C’est assez rare que cela arrive depuis que le système de pétitions a été lancé auprès de la Chambre des députés en 2014. Un deuxième débat public s’est tenu sur un même sujet : la protection du patrimoine bâti. Non content du résultat du premier débat en 2020, le groupe informel « Luxembourg under destruction » avait relancé une pétition à la fin de l’année dernière. Le groupe, bien implanté et bon lobbyiste, avait rassemblé 5 300 signataires il y a deux ans et à nouveau 4 800 cette fois. L’objet de la pétition est à peu près le même : « Tout bâtiment construit avant 1957 devrait être automatiquement protégé, sa démolition partielle ou totale autorisée seulement dans des cas exceptionnels et dûment motivés. Le changement d’affectation d’immeubles qui ne servent plus leur fonction initiale devrait être facilité. » La date de 1957 est une sorte de clin d’œil, vu que deux ans se sont écoulés depuis la dernière pétition qui, elle, tablait sur 1955. « La date exacte n’est pas si importante, il y a matière à discussion », estime Peter Kleijnenburg, un des pétitionnaires. Pour ce groupe, il ne s’agit pas de conserver par principe tous les bâtiments construits avant 1957, mais de renverser la charge de la preuve. L’idée d’une date buttoir a déjà été retoquée par le Conseil d’État arguant d’une insécurité juridique, liée à l’incertitude de certaines dates de construction.

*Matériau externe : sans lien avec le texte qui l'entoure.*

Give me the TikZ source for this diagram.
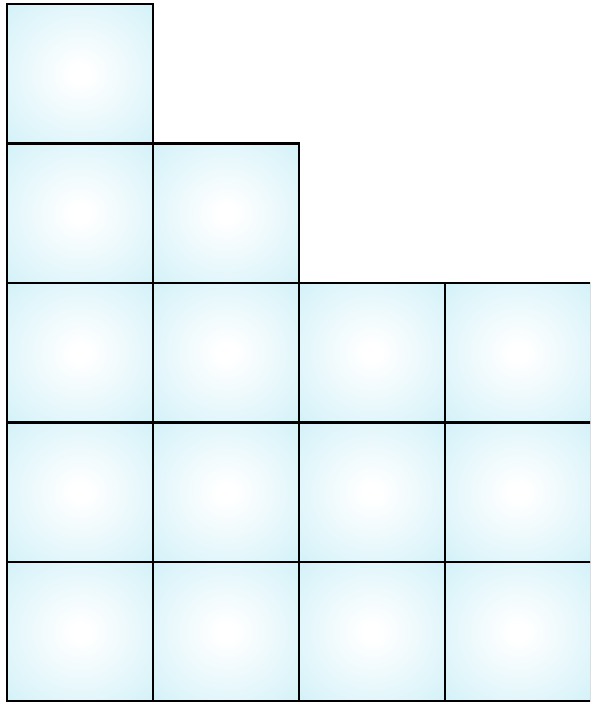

Ce mercredi, le débat à la Chambre a commencé par une vidéo de trois minutes montrant une litanie interminable de maisons récemment détruites qui illustrent, selon les pétitionnaires, l’inefficacité de la loi sur la protection des monuments historiques entrée en vigueur au début 2022. Ce n’est sans doute pas un hasard si la ministre de la Culture, Sam Tanson (Déi Gréng), avait choisi la mardi, la veille du débat, pour présenter le bilan de la première année d’application de cette loi. Elle a fait état de 2 197 objets qui bénéficient d’une protection nationale. Depuis début 2019, 731 bâtiments se sont ajoutés à la liste, dont 355 depuis mars 2022 et la nouvelle loi. La présentation mettait aussi en évidence les 19 840 immeubles répartis sur 84 communes qui bénéficient d’une protection communale à travers les Plans d’aménagement généraux. « À quoi bon protéger 700 bâtiments supplémentaires si, dans le même temps, 500 autres sont démolis », tance Peter Kleijnenburg.
La nouvelle loi sur les monuments historiques mise sur un inventaire général de tous les bâtiments dignes de protection, réalisé par l’Institut national pour le patrimoine national (INPA). Une procédure trop lourde et trop longue selon les pétitionnaires. « Pendant l’inventaire, qui prendra encore dix ans, les destructions continuent », fustige Karin Waringo. Car l’inventaire suppose l’expertise de tous les bâtiments sur place et une analyse scientifique avant un classement. Aujourd’hui, le travail est finalisé pour seulement quelques communes, Helperknapp, Lintgen, Lorentzweiler, Kehlen et Mersch, et est en cours pour quelques autres, Remich, Colmar-Berg, Useldange et Frisange.
« L’actuelle politique de densification se fait bien souvent au détriment du bâti ancien. Il faudrait mieux rénover et changer d’affectation plutôt que de détruire », considèrent les signataires de la pétitions. « L’obsession fanatique de l’efficacité énergétique » n’est pas non plus un argument recevable. « Qu’y a-t-il de durable dans une démolition suivie d’une nouvelle construction ? », interroge Karin Waringo.